━━━━━ Data extract
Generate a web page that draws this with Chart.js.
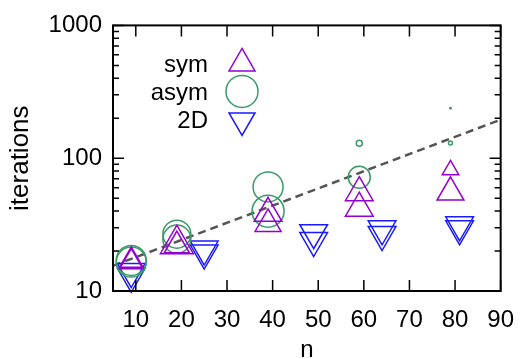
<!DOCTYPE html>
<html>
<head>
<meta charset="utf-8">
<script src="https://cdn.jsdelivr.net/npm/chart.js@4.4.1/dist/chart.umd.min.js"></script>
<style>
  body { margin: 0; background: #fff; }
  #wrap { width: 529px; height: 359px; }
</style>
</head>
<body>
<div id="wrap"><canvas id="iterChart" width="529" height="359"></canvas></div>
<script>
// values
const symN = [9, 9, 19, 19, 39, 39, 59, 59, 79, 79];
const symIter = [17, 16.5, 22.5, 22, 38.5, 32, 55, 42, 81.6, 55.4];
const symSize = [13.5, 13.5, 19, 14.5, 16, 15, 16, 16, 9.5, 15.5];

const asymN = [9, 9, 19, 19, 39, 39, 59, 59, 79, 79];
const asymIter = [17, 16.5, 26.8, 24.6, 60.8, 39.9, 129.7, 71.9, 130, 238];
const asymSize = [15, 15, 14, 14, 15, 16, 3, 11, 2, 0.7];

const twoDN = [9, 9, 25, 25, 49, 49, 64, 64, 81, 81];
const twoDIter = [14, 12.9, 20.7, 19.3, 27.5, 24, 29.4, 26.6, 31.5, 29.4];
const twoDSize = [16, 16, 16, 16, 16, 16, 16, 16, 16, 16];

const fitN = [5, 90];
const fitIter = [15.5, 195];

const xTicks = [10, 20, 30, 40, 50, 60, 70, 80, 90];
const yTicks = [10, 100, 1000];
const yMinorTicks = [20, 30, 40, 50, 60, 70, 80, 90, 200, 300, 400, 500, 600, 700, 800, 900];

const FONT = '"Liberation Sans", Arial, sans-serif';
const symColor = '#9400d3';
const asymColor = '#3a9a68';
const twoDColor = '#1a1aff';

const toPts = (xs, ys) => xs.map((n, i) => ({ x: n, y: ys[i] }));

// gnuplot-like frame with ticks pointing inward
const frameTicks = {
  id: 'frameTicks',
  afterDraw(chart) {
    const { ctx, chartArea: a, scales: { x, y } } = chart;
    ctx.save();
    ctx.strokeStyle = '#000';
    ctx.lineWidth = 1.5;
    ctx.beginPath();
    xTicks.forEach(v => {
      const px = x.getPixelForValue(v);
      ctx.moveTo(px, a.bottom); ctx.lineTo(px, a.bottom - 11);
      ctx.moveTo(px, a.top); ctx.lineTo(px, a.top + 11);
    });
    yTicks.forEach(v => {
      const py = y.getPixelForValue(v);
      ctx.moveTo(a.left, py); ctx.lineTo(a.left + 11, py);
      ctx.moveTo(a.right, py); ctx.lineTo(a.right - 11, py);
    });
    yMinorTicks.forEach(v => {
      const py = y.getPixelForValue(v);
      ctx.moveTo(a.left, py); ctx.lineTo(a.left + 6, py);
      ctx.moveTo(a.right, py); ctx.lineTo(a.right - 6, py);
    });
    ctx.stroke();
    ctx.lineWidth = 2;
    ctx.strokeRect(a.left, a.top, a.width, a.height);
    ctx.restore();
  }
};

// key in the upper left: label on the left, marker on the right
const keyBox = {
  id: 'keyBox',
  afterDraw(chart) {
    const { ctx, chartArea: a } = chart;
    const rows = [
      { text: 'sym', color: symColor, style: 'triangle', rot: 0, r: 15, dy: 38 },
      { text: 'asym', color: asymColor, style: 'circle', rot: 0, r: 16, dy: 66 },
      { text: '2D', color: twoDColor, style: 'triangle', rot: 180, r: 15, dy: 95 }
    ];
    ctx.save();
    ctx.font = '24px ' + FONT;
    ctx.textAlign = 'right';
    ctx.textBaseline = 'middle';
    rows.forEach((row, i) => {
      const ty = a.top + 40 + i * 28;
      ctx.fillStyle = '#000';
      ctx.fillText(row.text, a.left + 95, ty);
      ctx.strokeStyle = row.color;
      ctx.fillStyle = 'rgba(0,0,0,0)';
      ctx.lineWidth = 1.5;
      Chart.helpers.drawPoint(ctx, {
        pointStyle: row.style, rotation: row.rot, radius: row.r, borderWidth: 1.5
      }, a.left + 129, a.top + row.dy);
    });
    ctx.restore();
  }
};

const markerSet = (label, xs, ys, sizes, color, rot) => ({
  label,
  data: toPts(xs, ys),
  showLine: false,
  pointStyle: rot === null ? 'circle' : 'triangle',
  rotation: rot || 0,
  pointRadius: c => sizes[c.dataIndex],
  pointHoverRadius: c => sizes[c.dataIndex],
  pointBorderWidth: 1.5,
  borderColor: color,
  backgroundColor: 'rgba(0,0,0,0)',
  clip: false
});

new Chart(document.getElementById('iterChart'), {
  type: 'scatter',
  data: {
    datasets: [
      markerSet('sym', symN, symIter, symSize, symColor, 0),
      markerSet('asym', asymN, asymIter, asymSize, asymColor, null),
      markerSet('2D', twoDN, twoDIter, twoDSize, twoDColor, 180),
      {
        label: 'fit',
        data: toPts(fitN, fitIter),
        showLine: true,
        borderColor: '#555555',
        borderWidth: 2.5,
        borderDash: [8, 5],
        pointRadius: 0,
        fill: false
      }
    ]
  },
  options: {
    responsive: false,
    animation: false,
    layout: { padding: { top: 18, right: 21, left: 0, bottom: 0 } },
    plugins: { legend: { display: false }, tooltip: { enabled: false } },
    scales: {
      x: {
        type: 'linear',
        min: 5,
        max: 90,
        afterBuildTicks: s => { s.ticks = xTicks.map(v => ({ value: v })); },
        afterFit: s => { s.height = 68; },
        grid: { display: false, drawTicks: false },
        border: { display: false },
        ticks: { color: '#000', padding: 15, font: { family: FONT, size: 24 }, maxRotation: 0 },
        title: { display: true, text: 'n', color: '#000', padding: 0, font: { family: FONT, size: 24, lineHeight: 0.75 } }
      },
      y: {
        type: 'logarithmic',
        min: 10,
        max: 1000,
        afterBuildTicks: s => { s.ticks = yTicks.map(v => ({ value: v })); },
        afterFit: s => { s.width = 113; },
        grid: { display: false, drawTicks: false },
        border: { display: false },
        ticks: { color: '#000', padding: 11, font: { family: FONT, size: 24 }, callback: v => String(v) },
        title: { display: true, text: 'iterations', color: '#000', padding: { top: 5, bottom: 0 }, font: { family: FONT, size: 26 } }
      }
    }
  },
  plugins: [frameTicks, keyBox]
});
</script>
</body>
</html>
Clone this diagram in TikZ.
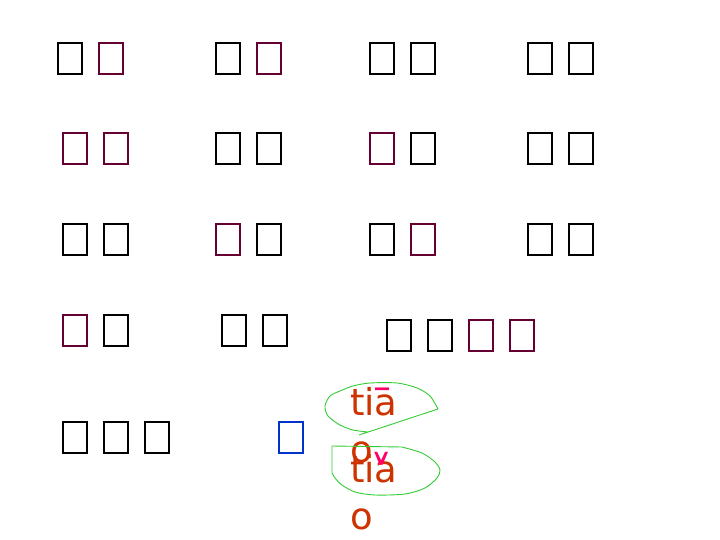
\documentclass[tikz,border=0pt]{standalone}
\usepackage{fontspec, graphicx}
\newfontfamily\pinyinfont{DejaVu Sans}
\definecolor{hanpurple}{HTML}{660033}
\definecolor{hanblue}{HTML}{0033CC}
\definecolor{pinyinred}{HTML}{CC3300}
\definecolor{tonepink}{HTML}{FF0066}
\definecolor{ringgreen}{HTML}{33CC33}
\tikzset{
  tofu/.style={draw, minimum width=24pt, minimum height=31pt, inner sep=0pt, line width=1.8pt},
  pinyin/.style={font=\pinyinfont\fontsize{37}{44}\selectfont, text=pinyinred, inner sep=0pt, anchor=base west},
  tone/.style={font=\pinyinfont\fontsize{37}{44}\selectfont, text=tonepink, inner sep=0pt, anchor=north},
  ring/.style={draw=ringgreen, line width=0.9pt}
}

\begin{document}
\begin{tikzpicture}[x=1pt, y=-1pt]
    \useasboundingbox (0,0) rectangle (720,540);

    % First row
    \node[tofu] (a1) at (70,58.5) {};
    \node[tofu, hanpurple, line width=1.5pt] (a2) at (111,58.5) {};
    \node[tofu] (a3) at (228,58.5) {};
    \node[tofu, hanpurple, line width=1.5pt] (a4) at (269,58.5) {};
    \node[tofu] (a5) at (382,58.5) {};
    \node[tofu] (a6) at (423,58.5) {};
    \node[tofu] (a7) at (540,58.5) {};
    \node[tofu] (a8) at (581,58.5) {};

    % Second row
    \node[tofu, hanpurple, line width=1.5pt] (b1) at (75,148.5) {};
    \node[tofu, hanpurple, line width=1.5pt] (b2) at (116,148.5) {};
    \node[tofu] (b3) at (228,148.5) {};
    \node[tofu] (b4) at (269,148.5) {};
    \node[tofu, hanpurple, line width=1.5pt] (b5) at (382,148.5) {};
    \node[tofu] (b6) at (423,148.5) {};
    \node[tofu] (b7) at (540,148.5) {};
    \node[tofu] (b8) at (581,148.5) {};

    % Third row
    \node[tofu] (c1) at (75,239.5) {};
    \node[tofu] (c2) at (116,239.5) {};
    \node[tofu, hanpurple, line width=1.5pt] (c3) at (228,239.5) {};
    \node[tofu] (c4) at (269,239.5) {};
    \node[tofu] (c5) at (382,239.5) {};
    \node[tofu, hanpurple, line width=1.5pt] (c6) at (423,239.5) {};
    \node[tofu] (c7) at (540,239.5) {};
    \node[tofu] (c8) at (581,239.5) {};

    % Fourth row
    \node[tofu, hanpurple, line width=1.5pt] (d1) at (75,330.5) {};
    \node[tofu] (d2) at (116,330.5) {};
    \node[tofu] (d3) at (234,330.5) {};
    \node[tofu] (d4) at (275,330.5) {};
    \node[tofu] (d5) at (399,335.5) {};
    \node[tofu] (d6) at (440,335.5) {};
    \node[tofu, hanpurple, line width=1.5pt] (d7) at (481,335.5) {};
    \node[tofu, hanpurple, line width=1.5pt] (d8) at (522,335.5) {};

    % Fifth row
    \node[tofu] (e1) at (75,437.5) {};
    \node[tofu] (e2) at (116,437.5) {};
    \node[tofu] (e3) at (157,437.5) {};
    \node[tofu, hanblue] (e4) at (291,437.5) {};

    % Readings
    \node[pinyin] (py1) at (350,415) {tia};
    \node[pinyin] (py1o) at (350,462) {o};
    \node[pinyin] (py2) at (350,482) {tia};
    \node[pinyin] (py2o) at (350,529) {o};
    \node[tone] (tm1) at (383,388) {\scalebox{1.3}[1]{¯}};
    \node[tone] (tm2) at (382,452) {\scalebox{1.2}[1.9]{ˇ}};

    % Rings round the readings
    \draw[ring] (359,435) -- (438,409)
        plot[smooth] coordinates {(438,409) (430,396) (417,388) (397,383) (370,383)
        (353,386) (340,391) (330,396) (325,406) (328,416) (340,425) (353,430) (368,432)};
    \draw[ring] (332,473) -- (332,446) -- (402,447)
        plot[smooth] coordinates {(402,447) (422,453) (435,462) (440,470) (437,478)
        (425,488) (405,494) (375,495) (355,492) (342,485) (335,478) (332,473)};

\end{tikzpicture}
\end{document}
━━━━━━━━━━
= What needs to be done =
Both the first line of the records above and the line containing "const toPts = (xs, ys)" belong in the copy; please return them and every line between, exactly, minus the pictures.

= Output below =
Generate a web page that draws this with Chart.js.
<!DOCTYPE html>
<html>
<head>
<meta charset="utf-8">
<script src="https://cdn.jsdelivr.net/npm/chart.js@4.4.1/dist/chart.umd.min.js"></script>
<style>
  body { margin: 0; background: #fff; }
  #wrap { width: 529px; height: 359px; }
</style>
</head>
<body>
<div id="wrap"><canvas id="iterChart" width="529" height="359"></canvas></div>
<script>
// values
const symN = [9, 9, 19, 19, 39, 39, 59, 59, 79, 79];
const symIter = [17, 16.5, 22.5, 22, 38.5, 32, 55, 42, 81.6, 55.4];
const symSize = [13.5, 13.5, 19, 14.5, 16, 15, 16, 16, 9.5, 15.5];

const asymN = [9, 9, 19, 19, 39, 39, 59, 59, 79, 79];
const asymIter = [17, 16.5, 26.8, 24.6, 60.8, 39.9, 129.7, 71.9, 130, 238];
const asymSize = [15, 15, 14, 14, 15, 16, 3, 11, 2, 0.7];

const twoDN = [9, 9, 25, 25, 49, 49, 64, 64, 81, 81];
const twoDIter = [14, 12.9, 20.7, 19.3, 27.5, 24, 29.4, 26.6, 31.5, 29.4];
const twoDSize = [16, 16, 16, 16, 16, 16, 16, 16, 16, 16];

const fitN = [5, 90];
const fitIter = [15.5, 195];

const xTicks = [10, 20, 30, 40, 50, 60, 70, 80, 90];
const yTicks = [10, 100, 1000];
const yMinorTicks = [20, 30, 40, 50, 60, 70, 80, 90, 200, 300, 400, 500, 600, 700, 800, 900];

const FONT = '"Liberation Sans", Arial, sans-serif';
const symColor = '#9400d3';
const asymColor = '#3a9a68';
const twoDColor = '#1a1aff';

const toPts = (xs, ys) => xs.map((n, i) => ({ x: n, y: ys[i] }));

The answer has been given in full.